The magazine has a circulation of over 60 000 readers a month. Recent ABC figures show that it has grown “12.7 percent in the last six months, following a rise of 12.8 percent in the previous ABC audit’, according to an article on the Johannesburg World Summit web site. The September edition, sold during the Summit, broke records by selling 90 000 copies in just nine days.
The local edition of The Big Issue was founded in January 1997 in Cape Town. In its early days, the magazine was called The Big Issue Cape Town. As it started to find its own feet it expanded to Joburg and was renamed The Big Issue, says Nevill, a seasoned journalist who has worked for the Sunday Times and Cosmopolitan.
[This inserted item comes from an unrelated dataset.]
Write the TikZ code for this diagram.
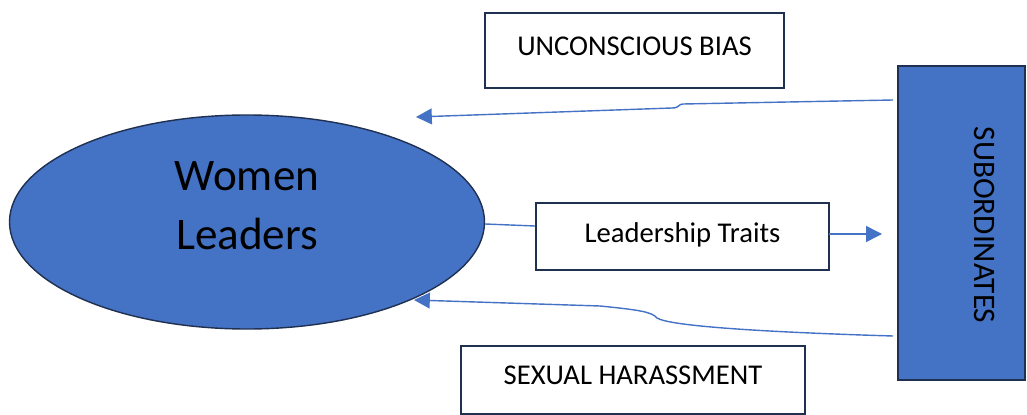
\documentclass[tikz,border=0pt]{standalone}
\usepackage{fontspec}
\setmainfont{Carlito}
\usetikzlibrary{arrows.meta,shapes.geometric}
\definecolor{accent}{HTML}{4472C4}
\definecolor{edge}{HTML}{1F3050}
\tikzset{
  labelbox/.style={draw=edge, line width=1.3pt, fill=white, inner sep=0pt,
    text depth=0.5em, font=\fontsize{16.3}{19}\selectfont},
  flow/.style={draw=accent, line width=0.8pt},
  flowtip/.style={flow, -{Triangle[length=9pt,width=9pt]}},
}
\begin{document}
\begin{tikzpicture}[x=0.02cm,y=-0.02cm]
  \useasboundingbox (0,0) rectangle (1027,415);
  % main actor
  \node (lead) [ellipse, draw=edge, line width=0.8pt, fill=accent,
    minimum width=475*0.02cm, minimum height=214*0.02cm, inner sep=0pt] at (247,222) {};
  \node (leadtxt) [align=center, font=\fontsize{25.7}{33.5}\selectfont] at (247,206) {Women\\Leaders};
  % subordinates block
  \node (sub) [draw=edge, line width=1.3pt, fill=accent,
    minimum width=127*0.02cm, minimum height=314*0.02cm, inner sep=0pt] at (961.5,223) {};
  \node (subtxt) [rotate=-90, font=\fontsize{17.8}{20}\selectfont] at (985,225) {SUBORDINATES};
  % labels
  \node (bias) [labelbox, minimum width=299*0.02cm, minimum height=75*0.02cm] at (634.5,50.5) {UNCONSCIOUS BIAS};
  \node (traits) [labelbox, minimum width=293*0.02cm, minimum height=67*0.02cm] at (682.5,236.5) {Leadership Traits};
  \node (harass) [labelbox, minimum width=344*0.02cm, minimum height=68*0.02cm] at (633,380) {SEXUAL HARASSMENT};
  % connector end points
  \coordinate (topA) at (893,100);
  \coordinate (topB) at (416,117);
  \coordinate (botA) at (893,336);
  \coordinate (botB) at (414,300);
  \coordinate (trStart) at (829,234);
  \coordinate (trEnd) at (882,234);
  % feedback from subordinates
  \draw[flowtip] (topA) -- (683,104) .. controls (678,104) and (680,108) .. (672,108) -- (topB);
  \draw[flowtip] (botA) .. controls (760,332) and (670,326) .. (657,318)
     .. controls (652,312) and (640,310) .. (600,306) -- (botB);
  % traits flow
  \draw[flow] (lead.east) ++(0,2) -- (traits.west |- 0,226);
  \draw[flowtip] (trStart) -- (trEnd);
\end{tikzpicture}
\end{document}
The Big Issue, a model project for sustainable development, is sold by destitute and homeless people at robots, shopping centres and in central business districts. The magazine gives over 350 vendors in both cities the opportunity to earn a living.
Nevill says vendors buy the magazines at distribution depots for R4,55 each and sell them to the public for R8,95, which gives them a R4,40 commission on each magazine sold. About 7 000 people, who have worked as vendors for the Big Issue, have now found proper employment.
The Big Issue concept, a creative way to alleviate poverty, provide jobs and highlight the plight of the poor, is taking off around the world. Namibia launched its own version – The Big Issue Namibia – two months ago. Both the Namibian and local magazines are sister papers to five Big Issue publications in the United Kingdom and one in Australia. They also belong to the International Network of Street Papers, which has 46 members worldwide.
Despite tight budgetary constraints, the magazine is put together by professional staff. “All our journalists are qualified,’ says Nevill. However, the monthly magazine must rely on freelance writers and volunteer contributors, she adds.
The Big Issue is a colourful, glossy magazine with both light and serious stories and plenty of advertising. It consists of several sections, including: news, features on topical issues, columns by reputable journalists like Ryland Fisher and Heather Dugmore and satirist Pieter-Dirk Uys, letters and a poetry section.
Each edition runs a column on the “Vendor of the Month’ who tells his or her story of poverty and upliftment. Readers are invited to nominate a vendor each month and the winner receives a cash prize and a gift voucher.
The Big Issue, a model project for sustainable development, is receiving accolades for its job creation and skills development programmes and for its mission to restore hope to the needy. The magazine is the visible face of various projects like skills workshops, art and writing classes, further education and training and counselling sessions. It also assists vendors with the most basics of needs, such as accommodation for those who are homeless.
On the windy streets of Joburg, we met up with Wanda Xaba, one of The Big Issue vendors who has been selling the magazine for three years now.
First real job
Xaba, somewhat tired and dejected, because of a slow business day, says he sells on average eight to 10 copies a day. “This is my first real job in my entire life. And with the little money I get from here, I clothe, feed and send my two children to school.’ He loves his job, but would leave it for a better offer somewhere else, he says.
Moses Ngithi, also a vendor, and a father of two, says he has been selling the magazine for years now. He says people from The Big Issue found him begging on the streets and offered him a job on the magazine. He is now able to provide for his two children and says he will never leave The Big Issue.
Grace sells the magazine for a pregnant friend. She like the magazine because it gives people a chance for a better future and does not restrain vendors from selling other wares.